Renno agrees. “If we’re looking for life, we should really go where life is most likely to be.”
NASA has no life-detection mission currently planned for launch—not one that would go into a Special Region anyway. Luckily, there’s still time to give it a shot before humans are supposed to arrive in the 2030s.
“It is actually not that hard to send missions to a Special Region,” says McKay. “There are special requirements and they have to be designed into the mission.”
One proposed mission is Icebreaker, which would drill into Mars’ north pole, where ice could be preserving the remains of ancient life. Led by McKay, the mission would be designed from the start to be sterilized thoroughly enough to search for life in Special Regions. If selected for funding, it could launch as early as 2020 for a cost of $450 million, plus launch costs.
Another BOLD proposal, the “Biological Oxidant and Life Detection” mission, would send six small probes to Mars to look for life. When the mission was proposed a few years ago, researchers estimated it could launch as early as 2018 and could cost less than $300 million, though they didn’t specify as to whether these spacecraft would be cleared to enter Special Regions.

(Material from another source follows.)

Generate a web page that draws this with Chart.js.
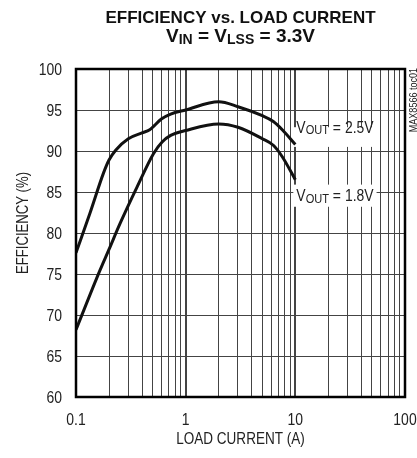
<!DOCTYPE html>
<html>
<head>
<meta charset="utf-8">
<script src="https://cdn.jsdelivr.net/npm/chart.js@4/dist/chart.umd.min.js"></script>
<style>
  body { margin: 0; background: #fff; }
  canvas { display: block; }
</style>
</head>
<body>
<canvas id="effChart" width="417" height="458"></canvas>
<script>
// Data (load current in A, efficiency in %)
const current25 = [0.1, 0.134, 0.178, 0.2, 0.23, 0.3, 0.4, 0.47, 0.6, 0.73, 1.0, 2, 3, 5, 6.3, 7.6, 10];
const eff25 = [77.6, 82.4, 87.3, 88.9, 90.1, 91.5, 92.2, 92.6, 93.9, 94.5, 95.0, 96.0, 95.4, 94.3, 93.6, 92.6, 90.8];

const current18 = [0.1, 0.166, 0.2, 0.253, 0.36, 0.51, 0.61, 0.73, 1.0, 2, 3, 5, 6.3, 7.6, 10];
const eff18 = [68.2, 75.5, 78.0, 81.2, 85.6, 89.7, 91.1, 91.9, 92.5, 93.3, 92.9, 91.5, 90.7, 89.3, 86.5];

const xTickLabels = [0.1, 1, 10, 100];
const yTickLabels = [60, 65, 70, 75, 80, 85, 90, 95, 100];

const SANS = '"Liberation Sans", Arial, sans-serif';
const NARROW = 0.82; // horizontal squeeze to imitate a narrow face

// gridlines at 1..9 of each decade
const xGrid = [];
for (let i = 0; i < xTickLabels.length - 1; i++) {
    for (let k = 1; k <= 9; k++) xGrid.push(Number((k * xTickLabels[i]).toPrecision(3)));
}
xGrid.push(xTickLabels[xTickLabels.length - 1]);

const toPoints = (xs, ys) => xs.map((x, i) => ({ x: x, y: ys[i] }));

function runsWidth(ctx, runs) {
    let w = 0;
    runs.forEach(r => { ctx.font = r.font; w += ctx.measureText(r.t).width; });
    return w;
}
// text made of several runs (for subscripts); align: 0 left, 0.5 centre, 1 right
function drawRuns(ctx, runs, x, baseline, sx, align) {
    const w = runsWidth(ctx, runs) * sx;
    ctx.save();
    ctx.translate(x - w * (align || 0), baseline);
    ctx.scale(sx, 1);
    ctx.textAlign = "left";
    let cx = 0;
    runs.forEach(r => {
        ctx.font = r.font;
        ctx.fillText(r.t, cx, r.dy || 0);
        cx += ctx.measureText(r.t).width;
    });
    ctx.restore();
    return w;
}
function narrowText(ctx, text, x, y, size, align) {
    return drawRuns(ctx, [{ t: text, font: size + "px " + SANS }], x, y, NARROW, align);
}

const seriesLabels = [
    { sub: "OUT", rest: " = 2.5V", at: 10, eff: 92.2, box: [92.9, 90.5] },
    { sub: "OUT", rest: " = 1.8V", at: 10, eff: 83.9, box: [85.9, 83.2] }
];

const decorPlugin = {
    id: "decor",
    beforeDatasetsDraw(chart) {
        const ctx = chart.ctx;
        const xs = chart.scales.x, ys = chart.scales.y;
        ctx.save();
        ctx.textBaseline = "alphabetic";
        seriesLabels.forEach(l => {
            const runs = [
                { t: "V", font: "17px " + SANS },
                { t: l.sub, font: "13.5px " + SANS, dy: 1.5 },
                { t: l.rest, font: "17px " + SANS }
            ];
            const x0 = xs.getPixelForValue(l.at) + 1;
            const w = runsWidth(ctx, runs) * NARROW;
            const top = ys.getPixelForValue(l.box[0]);
            const bot = ys.getPixelForValue(l.box[1]);
            ctx.fillStyle = "#fff";
            ctx.fillRect(x0 - 3, top, w + 6, bot - top);
            ctx.fillStyle = "#222";
            drawRuns(ctx, runs, x0, ys.getPixelForValue(l.eff), NARROW, 0);
        });
        ctx.restore();
    },
    afterDraw(chart) {
        const ctx = chart.ctx;
        const a = chart.chartArea;
        const xs = chart.scales.x, ys = chart.scales.y;
        ctx.save();
        // frame
        ctx.strokeStyle = "#000";
        ctx.lineWidth = 2.5;
        ctx.strokeRect(a.left, a.top, a.right - a.left, a.bottom - a.top);

        const cx = (a.left + a.right) / 2;
        ctx.textBaseline = "alphabetic";

        // tick labels
        ctx.fillStyle = "#222";
        yTickLabels.forEach(v => narrowText(ctx, String(v), a.left - 14, ys.getPixelForValue(v) + 6, 17, 1));
        xTickLabels.forEach(v => narrowText(ctx, String(v), xs.getPixelForValue(v), a.bottom + 28, 17, 0.5));

        // title
        ctx.fillStyle = "#111";
        ctx.textAlign = "center";
        ctx.font = "bold 17px " + SANS;
        ctx.fillText("EFFICIENCY vs. LOAD CURRENT", cx, 23);
        const t2 = [
            { t: "V", font: "bold 19px " + SANS },
            { t: "IN", font: "bold 14px " + SANS, dy: 2 },
            { t: " = V", font: "bold 19px " + SANS },
            { t: "LSS", font: "bold 14px " + SANS, dy: 2 },
            { t: " = 3.3V", font: "bold 19px " + SANS }
        ];
        drawRuns(ctx, t2, cx, 42, 1, 0.5);

        // axis titles
        ctx.fillStyle = "#222";
        narrowText(ctx, "LOAD CURRENT (A)", cx, 444, 16.5, 0.5);

        ctx.save();
        ctx.translate(28, (a.top + a.bottom) / 2 - 10);
        ctx.rotate(-Math.PI / 2);
        narrowText(ctx, "EFFICIENCY (%)", 0, 0, 16, 0.5);
        ctx.restore();

        // figure code
        ctx.save();
        ctx.translate(417, a.top - 1);
        ctx.rotate(-Math.PI / 2);
        narrowText(ctx, "MAX8566 toc01", 0, 0, 11, 1);
        ctx.restore();

        ctx.restore();
    }
};

const ctx = document.getElementById("effChart").getContext("2d");
new Chart(ctx, {
    type: "line",
    data: {
        datasets: [
            {
                label: "VOUT = 2.5V",
                data: toPoints(current25, eff25),
                borderColor: "#111",
                borderWidth: 3,
                pointRadius: 0,
                fill: false,
                cubicInterpolationMode: "monotone"
            },
            {
                label: "VOUT = 1.8V",
                data: toPoints(current18, eff18),
                borderColor: "#111",
                borderWidth: 3,
                pointRadius: 0,
                fill: false,
                cubicInterpolationMode: "monotone"
            }
        ]
    },
    options: {
        responsive: false,
        animation: false,
        devicePixelRatio: 1,
        layout: { padding: { top: 69, right: 12, left: 0, bottom: 0 } },
        plugins: {
            legend: { display: false },
            tooltip: { enabled: false }
        },
        scales: {
            x: {
                type: "logarithmic",
                min: xTickLabels[0],
                max: xTickLabels[xTickLabels.length - 1],
                afterBuildTicks: scale => {
                    scale.ticks = xGrid.map(v => ({ value: v, major: xTickLabels.includes(v) }));
                },
                afterFit: scale => {
                    scale.height = 61;
                    scale.paddingLeft = 0;
                    scale.paddingRight = 0;
                },
                border: { display: false },
                grid: {
                    color: "#444",
                    lineWidth: c => (c.tick && xTickLabels.includes(c.tick.value) ? 2 : 1),
                    drawTicks: false
                },
                ticks: { display: false, autoSkip: false }
            },
            y: {
                min: yTickLabels[0],
                max: yTickLabels[yTickLabels.length - 1],
                afterBuildTicks: scale => {
                    scale.ticks = yTickLabels.map(v => ({ value: v }));
                },
                afterFit: scale => {
                    scale.width = 76;
                    scale.paddingTop = 0;
                    scale.paddingBottom = 0;
                },
                border: { display: false },
                grid: { color: "#444", lineWidth: 1, drawTicks: false },
                ticks: { display: false }
            }
        }
    },
    plugins: [decorPlugin]
});
</script>
</body>
</html>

It’s certainly possible to design spacecraft with modern materials that can withstand baking during sterilization procedures, says Conley. Many military electronics are required to operate at temperatures at or higher than Viking had to withstand in the cleanroom. Still, the process requires a lot of care, since materials can expand or contract, or even break under extreme heat.
And of course, designing spacecraft components is just one part of organizing a life-detection mission. Funding will also be an issue, with NASA’s dwindling budget.
What may prove to be even trickier is deciding what’s the best way to test for life—should we look for DNA-based life, for example, or would Martian life be entirely different from our own biology?—as well as interpreting the data we get back. Scientists are still debating whether the Viking landers detected life on Mars back in 1976. If we want to send astronauts to Mars in the 2030s, we can’t spend another 40 years arguing.